Además de nuestro principal distribuidor, era el corresponsal. Escribía eternas crónicas en papel rayado, con buena ortografía y un lenguaje envarado y preciosista, aunque, eso sí, entregado a la precisión. Mi terror era mirar el fax en la redacción, y observar cómo el telecentro de Bernardo de Irigoyen nos estaba mandando un nuevo rollo de papel redactado por el amanuense canillita, lo que supondría una hora —al menos— de reescritura y edición.

Las charlas con Juan, antes y después de la recepción, eran eternas, pero divertidas:
—Verá, Señor, esta mañana estuve en el destacamento de la Policía…
—¡Martínez!, a mí no me llames Señor, que me doblas la edad.
—Sí, Señor, lo que usted diga...
—¡Juan!
—Señor, usted es alguien importante, que ha venido de España a trabajar allá en El Territorio.
—Yo no puedo tratarle de otra manera.
—Lo que tú quieras... ¿Qué ha pasado con la Policía?
—Detuvieron a un brasilero por un robo de vacas, y no quería hablar, pero ya le apretaron, Señor, y lo contó todo...

Juan era tan inocente y merecía tanta confianza al jefe del puesto policial, que no dudaban en apurar los interrogatorios en su presencia. Siempre teníamos excelente información de los sucesos de la zona. Un buen día, el diario decidió equipar a los corresponsales con un ordenador conectado a Internet. Se acababan las crónicas a mano, transmitidas por fax. Gracias a los conocimientos informáticos de su hija pequeña, y a horas y horas de edición telefónica, Juan terminó redactando sus noticias en una sola página de word, con el lenguaje preciso y de forma ordenada pero, más que nada, con todo el color de la vida. Peltzer resumía que Martínez se había saltado a Guttemberg. Se había hecho periodista desde un sencillo quiosco, con la ilusión del principiante, pero ansioso por los comentarios recibidos desde Posadas.
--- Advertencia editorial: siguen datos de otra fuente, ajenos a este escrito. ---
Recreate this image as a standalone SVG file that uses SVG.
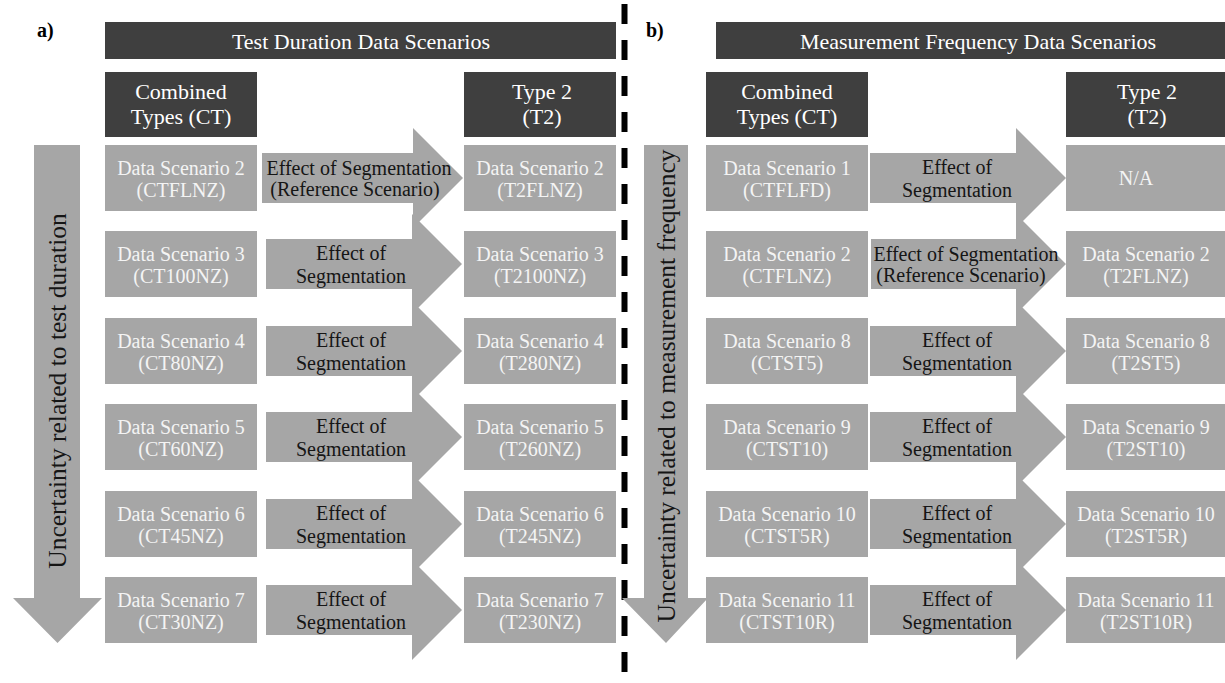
<svg xmlns="http://www.w3.org/2000/svg" width="1225" height="683" viewBox="0 0 1225 683">
<style>
  text { font-family: "Liberation Serif", "Times New Roman", serif; text-anchor: middle; }
  .dark { fill: #3f3f3f; }
  .box { fill: #a6a6a6; }
  .arr { fill: #a6a6a6; }
  .ht { font-size: 22px; fill: #ffffff; }
  .bt { font-size: 20px; fill: #f4f4f4; }
  .at { font-size: 20px; fill: #151515; }
  .vt { font-size: 25.5px; fill: #151515; }
  .lbl { font-size: 20px; font-weight: bold; fill: #000; text-anchor: start; }
  .dash { stroke: #000; stroke-width: 6; stroke-dasharray: 20 16; fill: none; }
</style>
<rect width="1225" height="683" fill="#ffffff"/>

<!-- divider -->
<line class="dash" x1="624.5" y1="4" x2="624.5" y2="683"/>

<!-- panel labels -->
<text class="lbl" x="37" y="37">a)</text>
<text class="lbl" x="646" y="37">b)</text>

<!-- vertical uncertainty arrows -->
<g id="uncertainty-a">
  <polygon class="arr" points="34,145 80,145 80,598 102,598 57.5,643 13,598 34,598"/>
  <text class="vt" transform="translate(65.5,391) rotate(-90)">Uncertainty related to test duration</text>
</g>
<g id="uncertainty-b">
  <polygon class="arr" points="644,145 688,145 688,598 708,598 666,643 622,598 644,598"/>
  <text class="vt" transform="translate(674.5,386) rotate(-90)">Uncertainty related to measurement frequency</text>
</g>

<!-- connectors: segmentation arrows -->
<g id="connectors">
  <g id="seg-a1">
    <polygon class="arr" points="262,153 413,153 413,128 463,178 413,228 413,203 262,203"/>
    <text class="at" x="359" y="175">Effect of Segmentation</text>
    <text class="at" x="355" y="196">(Reference Scenario)</text>
  </g>
  <g id="seg-a2">
    <polygon class="arr" points="266,239 412,239 412,214 462,264 412,314 412,289 266,289"/>
    <text class="at" x="351" y="260">Effect of</text>
    <text class="at" x="351" y="283">Segmentation</text>
  </g>
  <g id="seg-a3">
    <polygon class="arr" points="266,326 412,326 412,301 462,351 412,401 412,376 266,376"/>
    <text class="at" x="351" y="347">Effect of</text>
    <text class="at" x="351" y="370">Segmentation</text>
  </g>
  <g id="seg-a4">
    <polygon class="arr" points="266,412 412,412 412,387 462,437 412,487 412,462 266,462"/>
    <text class="at" x="351" y="433">Effect of</text>
    <text class="at" x="351" y="456">Segmentation</text>
  </g>
  <g id="seg-a5">
    <polygon class="arr" points="266,499 412,499 412,474 462,524 412,574 412,549 266,549"/>
    <text class="at" x="351" y="520">Effect of</text>
    <text class="at" x="351" y="543">Segmentation</text>
  </g>
  <g id="seg-a6">
    <polygon class="arr" points="266,585 412,585 412,560 462,610 412,660 412,635 266,635"/>
    <text class="at" x="351" y="606">Effect of</text>
    <text class="at" x="351" y="629">Segmentation</text>
  </g>

  <g id="seg-b1">
    <polygon class="arr" points="870,153 1016,153 1016,128 1066,178 1016,228 1016,203 870,203"/>
    <text class="at" x="957" y="174">Effect of</text>
    <text class="at" x="957" y="197">Segmentation</text>
  </g>
  <g id="seg-b2">
    <polygon class="arr" points="871,239 1016,239 1016,214 1066,264 1016,314 1016,289 871,289"/>
    <text class="at" x="966" y="261">Effect of Segmentation</text>
    <text class="at" x="961" y="282">(Reference Scenario)</text>
  </g>
  <g id="seg-b3">
    <polygon class="arr" points="870,326 1016,326 1016,301 1066,351 1016,401 1016,376 870,376"/>
    <text class="at" x="957" y="347">Effect of</text>
    <text class="at" x="957" y="370">Segmentation</text>
  </g>
  <g id="seg-b4">
    <polygon class="arr" points="870,412 1016,412 1016,387 1066,437 1016,487 1016,462 870,462"/>
    <text class="at" x="957" y="433">Effect of</text>
    <text class="at" x="957" y="456">Segmentation</text>
  </g>
  <g id="seg-b5">
    <polygon class="arr" points="870,499 1016,499 1016,474 1066,524 1016,574 1016,549 870,549"/>
    <text class="at" x="957" y="520">Effect of</text>
    <text class="at" x="957" y="543">Segmentation</text>
  </g>
  <g id="seg-b6">
    <polygon class="arr" points="870,585 1016,585 1016,560 1066,610 1016,660 1016,635 870,635"/>
    <text class="at" x="957" y="606">Effect of</text>
    <text class="at" x="957" y="629">Segmentation</text>
  </g>
</g>

<!-- panel a headers -->
<g id="hdr-a">
  <rect class="dark" x="105" y="22" width="511" height="37"/>
  <text class="ht" x="361" y="48.5">Test Duration Data Scenarios</text>
</g>
<g id="ct-a">
  <rect class="dark" x="105" y="72" width="152" height="65"/>
  <text class="ht" x="181" y="99">Combined</text>
  <text class="ht" x="181" y="124">Types (CT)</text>
</g>
<g id="t2-a">
  <rect class="dark" x="464" y="72" width="152" height="65"/>
  <text class="ht" x="542" y="99">Type 2</text>
  <text class="ht" x="542" y="124">(T2)</text>
</g>

<!-- panel a left boxes -->
<g id="a-ct-ds2"><rect class="box" x="105" y="145" width="152" height="66"/><text class="bt" x="181" y="175">Data Scenario 2</text><text class="bt" x="181" y="197">(CTFLNZ)</text></g>
<g id="a-ct-ds3"><rect class="box" x="105" y="231" width="152" height="66"/><text class="bt" x="181" y="261">Data Scenario 3</text><text class="bt" x="181" y="283">(CT100NZ)</text></g>
<g id="a-ct-ds4"><rect class="box" x="105" y="318" width="152" height="66"/><text class="bt" x="181" y="348">Data Scenario 4</text><text class="bt" x="181" y="370">(CT80NZ)</text></g>
<g id="a-ct-ds5"><rect class="box" x="105" y="404" width="152" height="66"/><text class="bt" x="181" y="434">Data Scenario 5</text><text class="bt" x="181" y="456">(CT60NZ)</text></g>
<g id="a-ct-ds6"><rect class="box" x="105" y="491" width="152" height="66"/><text class="bt" x="181" y="521">Data Scenario 6</text><text class="bt" x="181" y="543">(CT45NZ)</text></g>
<g id="a-ct-ds7"><rect class="box" x="105" y="577" width="152" height="66"/><text class="bt" x="181" y="607">Data Scenario 7</text><text class="bt" x="181" y="629">(CT30NZ)</text></g>

<!-- panel a right boxes -->
<g id="a-t2-ds2"><rect class="box" x="464" y="145" width="152" height="66"/><text class="bt" x="540" y="175">Data Scenario 2</text><text class="bt" x="540" y="197">(T2FLNZ)</text></g>
<g id="a-t2-ds3"><rect class="box" x="464" y="231" width="152" height="66"/><text class="bt" x="540" y="261">Data Scenario 3</text><text class="bt" x="540" y="283">(T2100NZ)</text></g>
<g id="a-t2-ds4"><rect class="box" x="464" y="318" width="152" height="66"/><text class="bt" x="540" y="348">Data Scenario 4</text><text class="bt" x="540" y="370">(T280NZ)</text></g>
<g id="a-t2-ds5"><rect class="box" x="464" y="404" width="152" height="66"/><text class="bt" x="540" y="434">Data Scenario 5</text><text class="bt" x="540" y="456">(T260NZ)</text></g>
<g id="a-t2-ds6"><rect class="box" x="464" y="491" width="152" height="66"/><text class="bt" x="540" y="521">Data Scenario 6</text><text class="bt" x="540" y="543">(T245NZ)</text></g>
<g id="a-t2-ds7"><rect class="box" x="464" y="577" width="152" height="66"/><text class="bt" x="540" y="607">Data Scenario 7</text><text class="bt" x="540" y="629">(T230NZ)</text></g>

<!-- panel b headers -->
<g id="hdr-b">
  <rect class="dark" x="716" y="22" width="509" height="37"/>
  <text class="ht" x="978" y="48.5">Measurement Frequency Data Scenarios</text>
</g>
<g id="ct-b">
  <rect class="dark" x="706" y="72" width="162" height="65"/>
  <text class="ht" x="787" y="99">Combined</text>
  <text class="ht" x="787" y="124">Types (CT)</text>
</g>
<g id="t2-b">
  <rect class="dark" x="1066" y="72" width="159" height="65"/>
  <text class="ht" x="1147" y="99">Type 2</text>
  <text class="ht" x="1147" y="124">(T2)</text>
</g>

<!-- panel b left boxes -->
<g id="b-ct-ds1"><rect class="box" x="706" y="145" width="162" height="66"/><text class="bt" x="787" y="175">Data Scenario 1</text><text class="bt" x="787" y="197">(CTFLFD)</text></g>
<g id="b-ct-ds2"><rect class="box" x="706" y="231" width="162" height="66"/><text class="bt" x="787" y="261">Data Scenario 2</text><text class="bt" x="787" y="283">(CTFLNZ)</text></g>
<g id="b-ct-ds8"><rect class="box" x="706" y="318" width="162" height="66"/><text class="bt" x="787" y="348">Data Scenario 8</text><text class="bt" x="787" y="370">(CTST5)</text></g>
<g id="b-ct-ds9"><rect class="box" x="706" y="404" width="162" height="66"/><text class="bt" x="787" y="434">Data Scenario 9</text><text class="bt" x="787" y="456">(CTST10)</text></g>
<g id="b-ct-ds10"><rect class="box" x="706" y="491" width="162" height="66"/><text class="bt" x="787" y="521">Data Scenario 10</text><text class="bt" x="787" y="543">(CTST5R)</text></g>
<g id="b-ct-ds11"><rect class="box" x="706" y="577" width="162" height="66"/><text class="bt" x="787" y="607">Data Scenario 11</text><text class="bt" x="787" y="629">(CTST10R)</text></g>

<!-- panel b right boxes -->
<g id="b-t2-na"><rect class="box" x="1066" y="145" width="159" height="66"/><text class="bt" x="1136" y="185">N/A</text></g>
<g id="b-t2-ds2"><rect class="box" x="1066" y="231" width="159" height="66"/><text class="bt" x="1146" y="261">Data Scenario 2</text><text class="bt" x="1146" y="283">(T2FLNZ)</text></g>
<g id="b-t2-ds8"><rect class="box" x="1066" y="318" width="159" height="66"/><text class="bt" x="1146" y="348">Data Scenario 8</text><text class="bt" x="1146" y="370">(T2ST5)</text></g>
<g id="b-t2-ds9"><rect class="box" x="1066" y="404" width="159" height="66"/><text class="bt" x="1146" y="434">Data Scenario 9</text><text class="bt" x="1146" y="456">(T2ST10)</text></g>
<g id="b-t2-ds10"><rect class="box" x="1066" y="491" width="159" height="66"/><text class="bt" x="1146" y="521">Data Scenario 10</text><text class="bt" x="1146" y="543">(T2ST5R)</text></g>
<g id="b-t2-ds11"><rect class="box" x="1066" y="577" width="159" height="66"/><text class="bt" x="1146" y="607">Data Scenario 11</text><text class="bt" x="1146" y="629">(T2ST10R)</text></g>
</svg>
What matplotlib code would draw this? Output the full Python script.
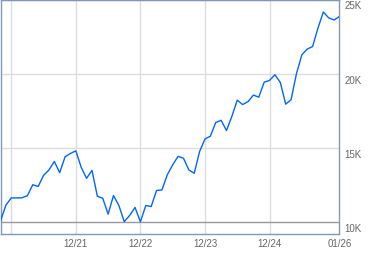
import matplotlib
matplotlib.use("Agg")
import matplotlib.pyplot as plt

# monthly values, Oct 2020 .. Jan 2026
months = list(range(64))
values = [10070, 11140, 11630, 11630, 11640, 11780, 12520, 12400, 13150, 13510,
          14090, 13330, 14400, 14630, 14800, 13690, 12950, 13490, 11740, 11610,
          10540, 11790, 11120, 10030, 10450, 10990, 10020, 11120, 11050, 12130,
          12170, 13190, 13860, 14430, 14310, 13520, 13290, 14760, 15600, 15790,
          16710, 16860, 16170, 17130, 18220, 17920, 18120, 18560, 18420, 19430,
          19550, 19930, 19410, 17950, 18250, 20000, 21270, 21660, 21830, 23080,
          24160, 23760, 23620, 23860]

grid_x = [2, 14, 26, 38, 50]
x_tick_pos = [14, 26, 38, 50, 63]
x_tick_labels = ["12/21", "12/22", "12/23", "12/24", "01/26"]
y_ticks = [10000, 15000, 20000, 25000]
y_tick_labels = ["10K", "15K", "20K", "25K"]

W, H = 379, 255
fig = plt.figure(figsize=(W / 100, H / 100), dpi=100)
ax = fig.add_axes([0.5 / W, 20 / H, 339 / W, 234.5 / H])
ax.set_xlim(0, 63)
ax.set_ylim(9200, 25000)

for gx in grid_x:
    ax.axvline(gx, color="#dddddd", lw=1, zorder=1)
for yv in y_ticks:
    ax.axhline(yv, color="#999999" if yv == 10000 else "#dddddd", lw=1, zorder=1)

ax.plot(months, values, color="#0066ff", lw=1.0, zorder=3)

for s in ax.spines.values():
    s.set_color("#8097b8")
    s.set_linewidth(1)

ax.set_xticks([])
ax.set_yticks([])

font = dict(family="Liberation Sans", fontsize=7, color="#666666")
for xp, lab in zip(x_tick_pos, x_tick_labels):
    ax.annotate(lab, xy=(xp, 0), xycoords=("data", "axes fraction"),
                xytext=(0, -4), textcoords="offset pixels",
                ha="center", va="top", annotation_clip=False, **font)
for yv, lab in zip(y_ticks, y_tick_labels):
    ax.annotate(lab, xy=(1, yv), xycoords=("axes fraction", "data"),
                xytext=(5, -1), textcoords="offset pixels",
                ha="left", va="top", annotation_clip=False, **font)

fig.savefig("out.png", dpi=100)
Demostró una increíble capacidad de aprendizaje a los cincuenta y tantos. Sólo necesitaba que alguien se pusiera sus zapatos.

Tuve la suerte de conocerle allá, me invitó a cenar en su casa con su familia. Y ahí le dejé, correteando por un pueblo en el que, según entrabas desde Dionisio Cerqueira, dabas con un cartel enorme: "La Patria comienza en la frontera".

5 comentarios:

Anónimo dijo...

Volvete de visita por acá, che, que otros copiamos tu experiencia al otro lado del charco con años de retraso ;-) Tremenda foto corporativa, si hasta pareces formal... Saludos porteños, compañeros del metal!!!

MGS dijo...

En la foto corporativa, que tú dices, no estaba ni casado. ¿No vuelves por San Lorenzo?

Anónimo dijo...

Vuelvo, por supuesto. A ver si cuadramos una visita a Pamplona o encuentro en otro lugar entre el 26 de julio y 26 de agosto. Nos vemos en los bares!!!

paco del pino dijo...

Grande, Gator!!!
Por fin encontraste dónde rendir su merecido homenaje a nuestro amigo Martínez (Oscar, no Juan: el alzheimer es asi y ya no estamos como cuando nos vinimos al subtropico precisamente). Debe haber alguna forma de hacérselo llegar, aunque ya quedó definitivamente del otro lado de la frontera... Aprovecho para mandarte un fuerte abrazo y otro al gran Jimeno por su brillante idea del blog. Un poco de aire frescoooo!!!

MGS dijo...

Efectivamente, Paco, Martínez era Óscar y no Juan. Y Guttemberg era Gutenberg: Gonzalo me ha editado el texto cuidadosamente en PaperPapers.